New to this group and looking to learn - American Bone Hea...
New to this group and looking to learn
I've just been diagnosed and have been on thyroid meds for at least 12 years. I've been trying to figure out why I have this condition as I have been a jogger for 30 years and lifted weights 3 times a week for the last 15 years. I thought I was healthy! It has to be the thyroid medication. I am beyond scared. I'm trying to get in with a rheumatologist right away but now every time I take my thyroid meds, I feel like I'm killing myself! I wonder if there's any other way to regulate my thyroid.
It could be the thyroid medicine. From what I understand, it depends on the level of medication. My TSH was kept at an over-suppressed level by giving me a higher dose of replacement in order to keep any potential cancer from coming back. Apparently that philosophy of treatment has changed now, but likely for me the damage was done. Now I am trying to reverse it with an "appropriate" thyroid dose. Hopefully you can learn if your TSH level is in the correct range. Seeing an endocrinologist will give you the best focus on your thyroid.
I have hypothyriodism and have been taking 75 mcg of levothyroxine daily since 2017 and in 2019 I was diagnosed with osteoporosis. I've always had an active lifestyle, healthy weight, and good diet. Recently, I've started doing a good amount of research on diet and exercise to see what I can do to improve my bones.
A few weeks ago there was an online osteoporosis forum. One of the speakers a was Dr. Terry Wahls. Dr. Wahls was extremely healthy, ate a vegetarian diet, and during medical school, when they did DEXA scans she had above average bone density.
Then she was diagnosed with MS, ended up in a wheelchair, and the outlook was not good.
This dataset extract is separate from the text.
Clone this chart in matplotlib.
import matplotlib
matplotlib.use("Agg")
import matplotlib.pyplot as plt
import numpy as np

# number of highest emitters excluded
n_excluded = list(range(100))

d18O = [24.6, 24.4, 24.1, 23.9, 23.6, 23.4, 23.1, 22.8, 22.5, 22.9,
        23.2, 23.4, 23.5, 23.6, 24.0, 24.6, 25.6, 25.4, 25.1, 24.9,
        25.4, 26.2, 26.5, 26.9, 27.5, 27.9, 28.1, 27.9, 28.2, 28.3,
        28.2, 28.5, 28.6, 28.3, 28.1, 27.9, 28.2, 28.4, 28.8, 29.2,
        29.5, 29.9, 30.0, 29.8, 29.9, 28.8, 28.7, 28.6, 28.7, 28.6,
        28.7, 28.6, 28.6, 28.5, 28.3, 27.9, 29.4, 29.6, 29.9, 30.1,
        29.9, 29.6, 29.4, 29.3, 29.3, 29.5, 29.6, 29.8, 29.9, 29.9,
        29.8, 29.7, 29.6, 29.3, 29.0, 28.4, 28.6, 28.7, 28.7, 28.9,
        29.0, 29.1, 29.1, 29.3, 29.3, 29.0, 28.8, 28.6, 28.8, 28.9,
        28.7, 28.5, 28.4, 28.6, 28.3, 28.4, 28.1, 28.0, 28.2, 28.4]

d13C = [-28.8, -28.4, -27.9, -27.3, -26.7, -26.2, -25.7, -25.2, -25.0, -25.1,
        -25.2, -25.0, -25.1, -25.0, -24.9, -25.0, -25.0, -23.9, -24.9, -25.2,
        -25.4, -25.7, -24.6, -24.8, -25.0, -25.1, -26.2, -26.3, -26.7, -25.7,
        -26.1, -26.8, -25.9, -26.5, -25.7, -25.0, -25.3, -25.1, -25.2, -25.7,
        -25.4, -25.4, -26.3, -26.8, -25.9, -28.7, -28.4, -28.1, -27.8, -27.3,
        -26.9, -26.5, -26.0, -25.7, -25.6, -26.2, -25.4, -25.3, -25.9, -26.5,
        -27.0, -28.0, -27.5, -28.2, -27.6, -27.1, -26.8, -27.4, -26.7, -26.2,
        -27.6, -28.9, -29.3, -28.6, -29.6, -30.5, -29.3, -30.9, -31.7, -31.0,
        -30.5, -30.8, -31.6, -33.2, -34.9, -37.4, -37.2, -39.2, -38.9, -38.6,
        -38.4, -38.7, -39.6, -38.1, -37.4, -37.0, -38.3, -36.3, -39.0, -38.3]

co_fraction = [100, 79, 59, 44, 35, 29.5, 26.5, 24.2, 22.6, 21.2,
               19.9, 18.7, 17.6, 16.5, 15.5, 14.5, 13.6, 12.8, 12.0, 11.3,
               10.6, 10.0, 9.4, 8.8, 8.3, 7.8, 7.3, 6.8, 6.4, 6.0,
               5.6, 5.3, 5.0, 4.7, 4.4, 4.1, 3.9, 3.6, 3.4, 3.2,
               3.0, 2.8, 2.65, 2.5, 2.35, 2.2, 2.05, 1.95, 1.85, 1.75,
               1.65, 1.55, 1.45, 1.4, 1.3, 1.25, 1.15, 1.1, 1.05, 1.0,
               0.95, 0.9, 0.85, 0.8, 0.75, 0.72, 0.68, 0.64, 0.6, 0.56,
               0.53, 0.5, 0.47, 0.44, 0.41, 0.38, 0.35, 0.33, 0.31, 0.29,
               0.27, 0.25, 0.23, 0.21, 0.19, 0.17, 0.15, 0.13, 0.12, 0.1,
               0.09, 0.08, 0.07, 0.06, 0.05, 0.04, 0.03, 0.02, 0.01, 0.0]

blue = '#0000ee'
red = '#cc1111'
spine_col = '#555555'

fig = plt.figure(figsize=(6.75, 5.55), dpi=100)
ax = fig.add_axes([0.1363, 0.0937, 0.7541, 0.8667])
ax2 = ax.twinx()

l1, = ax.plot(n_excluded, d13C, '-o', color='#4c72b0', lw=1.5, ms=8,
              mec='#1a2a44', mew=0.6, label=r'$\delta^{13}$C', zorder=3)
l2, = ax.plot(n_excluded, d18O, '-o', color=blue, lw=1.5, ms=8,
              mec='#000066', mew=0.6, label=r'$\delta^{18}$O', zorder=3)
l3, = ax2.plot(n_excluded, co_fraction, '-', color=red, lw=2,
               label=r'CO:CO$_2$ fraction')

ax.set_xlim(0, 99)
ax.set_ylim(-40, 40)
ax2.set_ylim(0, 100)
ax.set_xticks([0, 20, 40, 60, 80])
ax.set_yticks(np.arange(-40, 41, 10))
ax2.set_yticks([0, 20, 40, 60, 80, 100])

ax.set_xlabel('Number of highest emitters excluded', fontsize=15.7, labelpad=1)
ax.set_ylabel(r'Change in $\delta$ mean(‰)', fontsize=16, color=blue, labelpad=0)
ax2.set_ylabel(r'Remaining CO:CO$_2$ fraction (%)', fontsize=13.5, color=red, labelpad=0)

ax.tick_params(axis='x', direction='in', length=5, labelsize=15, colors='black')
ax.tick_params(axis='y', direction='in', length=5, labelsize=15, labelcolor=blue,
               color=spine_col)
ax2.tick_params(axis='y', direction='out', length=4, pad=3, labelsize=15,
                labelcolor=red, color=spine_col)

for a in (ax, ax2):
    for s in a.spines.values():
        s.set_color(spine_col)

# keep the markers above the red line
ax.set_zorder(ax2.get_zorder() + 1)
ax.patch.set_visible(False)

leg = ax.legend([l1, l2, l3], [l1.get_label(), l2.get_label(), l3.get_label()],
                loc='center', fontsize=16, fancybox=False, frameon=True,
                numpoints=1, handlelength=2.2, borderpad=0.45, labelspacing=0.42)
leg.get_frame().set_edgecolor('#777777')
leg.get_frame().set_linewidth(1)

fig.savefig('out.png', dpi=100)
She started doing her own research and by tweaking her diet, a lot--she now eats meat--she has been able to halt her MS. She no longer needs a wheelchair and she's even done a 30 mile bike ride.
I'm reading her book, The Wahls Protocol. One thing she talks about is adding seaweed to your diet and she specifically states that if you have a thyroid issue, you need to discuss adding seaweed to your diet with your doctor because they will need to watch your thyroid levels and possibly reduce your meds. I haven't added seaweed to my diet yet but I do intend to ask my endocrinologist about this.
Thanks for the resource! It must be something with the iodine in seaweed, I would think, but I'll look into it as well.
ksblack519, look into adding boron and delta tocotrienol for your osteoporosis.
Thanks Pte82! I am aware of boron but am not familiar with the delta tocotrienol - I'll definitely look into that.
ksblack519, these links provide additional info about them, take note of the relation between tocotrienol and tocopherols.
Sounds like you have been working hard to improve your health. How much Vitamin K2 is in your supplement?
I’m taking Thorne 3-K Complete supplement which has 6090 mcg per capsule of K2 as MK-4 and MK-7 and just a bit of K1.
I don't really understand that measurement, as mk 4 and mk 7 are very different, the first usually measured in mg and the other in mcg, but it sounds like you're getting enough! Usually we don't need K1 supplements as it's in our food. My supplement is 100 mcg mk-7 twice a day. Presumably, as you have other, longstanding issues, your parathyroid function (which has nothing to do with the thyroid except its position in the bbody) has been checked?
You are right about the mk4 and mk7 differences. In my supplement the breakdown is 5 mg of mk4 and 90 mcg of mk7 a day - the total vitamin K is 6,090 mcg - how they got to that, I don't know! Anyway, I appreciate your comments. I have not had my parathyroid checked in a long time and I will inquire about that. Thanks!